Another argument against spreading so much in the printed record so soon is that it is indecorous and may become an invasion of the privacy of the writer’s friends and associates. Critics have leveled this charge especially against Secretary of the Interior Harold L. Ickes, pointing to some of the livelier items in his diaries. Certainly, much that Ickes wrote has caused pain and embarrassment, particularly when foes of the New Deal have picked it up out of context. Eventhose who considered themselves his strong friends and supporters have suffered from his barbs.

 

It can be argued that publication of revelations like these should wait for many years, and that books like the Ickes diaries will cause present-day public figures to be reticent in their interchanges with their colleagues for fear they will see their candid observations in print embarrassingly soon. The diarist occasionally has been only one step behind the columnist; public figures might easily feel that they were surrounded by people with candid cameras and hidden microphones.

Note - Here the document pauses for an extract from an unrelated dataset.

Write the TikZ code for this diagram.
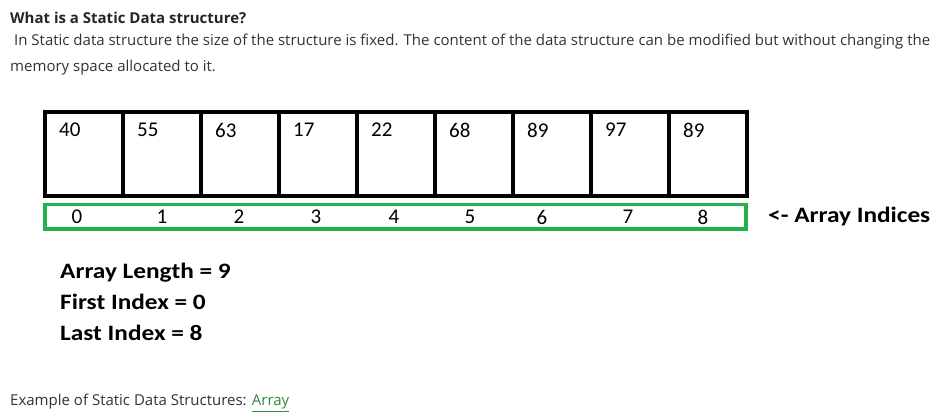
\documentclass[tikz,border=0pt]{standalone}
\usepackage{fontspec}
\setmainfont{Open Sans}
\newfontfamily\calib{Carlito}
\usepackage{xcolor}
\definecolor{webtext}{HTML}{333333}
\definecolor{idxgreen}{HTML}{22B14C}
\definecolor{linkgreen}{HTML}{2E8B3E}
\begin{document}
\begin{tikzpicture}[x=1pt,y=-1pt]
	\tikzstyle{cell}=[draw=black,line width=4pt]
	\tikzstyle{val}=[anchor=west,inner sep=0pt,font=\calib\fontsize{21}{24}\selectfont]
	\tikzstyle{idx}=[inner sep=0pt,font=\calib\fontsize{21}{24}\selectfont]
	\tikzstyle{web}=[anchor=west,inner sep=0pt,text=webtext,font=\fontsize{15}{18}\selectfont]
	\tikzstyle{info}=[anchor=west,inner sep=0pt,xscale=1.15,font=\calib\bfseries\fontsize{22}{26}\selectfont]

	\useasboundingbox[fill=white] (0,0) rectangle (948,419);

	% heading and text
	\node [web,font=\bfseries\fontsize{15}{18}\selectfont,text=black!85] (title) at (10,18) {What is a Static Data structure?};
	\node [web] (line1) at (14,42) {In Static data structure the size of the structure is fixed. The content of the data structure can be modified but without changing the};
	\node [web] (line2) at (10,68) {memory space allocated to it.};

	% the array
	\foreach \v [count=\i from 0] in {40,55,63,17,22,68,89,97,89} {
		\draw [cell] (45+78*\i,112) rectangle (123+78*\i,196);
		\node [val] (v\i) at (59+78*\i,130) {\v};
	}
	\draw [draw=idxgreen,line width=3.5pt] (45,204.5) rectangle (746,229);
	\foreach \x [count=\i from 0] in {77,162,239,316,394,470,542,628,703}
		\node [idx] (i\i) at (\x,217) {\i};
	\node [info] (ind) at (768,217) {<- Array Indices};

	% summary
	\node [info] (len) at (60,273) {Array Length = 9};
	\node [info] (first) at (60,302) {First Index = 0};
	\node [info] (last) at (60,333) {Last Index = 8};

	\node [web] (ex) at (10,403) {Example of Static Data Structures: \textcolor{linkgreen}{\underline{Array}}};
\end{tikzpicture}
\end{document}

To all these objections, historians of the New Deal have ready answers. They would argue that there has been little undue invasion of privacy in the printed accounts, as the scarcity of libel suits indicates, and that public figures must expect wide publicity as a condition of the job. They do not fear a cutting off of future accounts, for the temptation to talk in private is too great. We live in an age in which the breezes of candor still occasionally whisk away the political smog.

But what of the argument that memoirs, diaries, and current historical studies of the New Deal treat with matters so recent that anyone writing about them is inevitably subject to undue bias? Unquestionably the bias of the average diarist or memoir writer is strong and personal. The very obviousness and strength of the bias often becomes a positive value of the account, a factor to be evaluated for itself as certainly as any information revealed. Who would be misled by Ickes’ candid remark that he could understand why Roosevelt did not pick him for vice-president in 1940 but that he could not fathom how Roosevelt could pick Henry Wallace?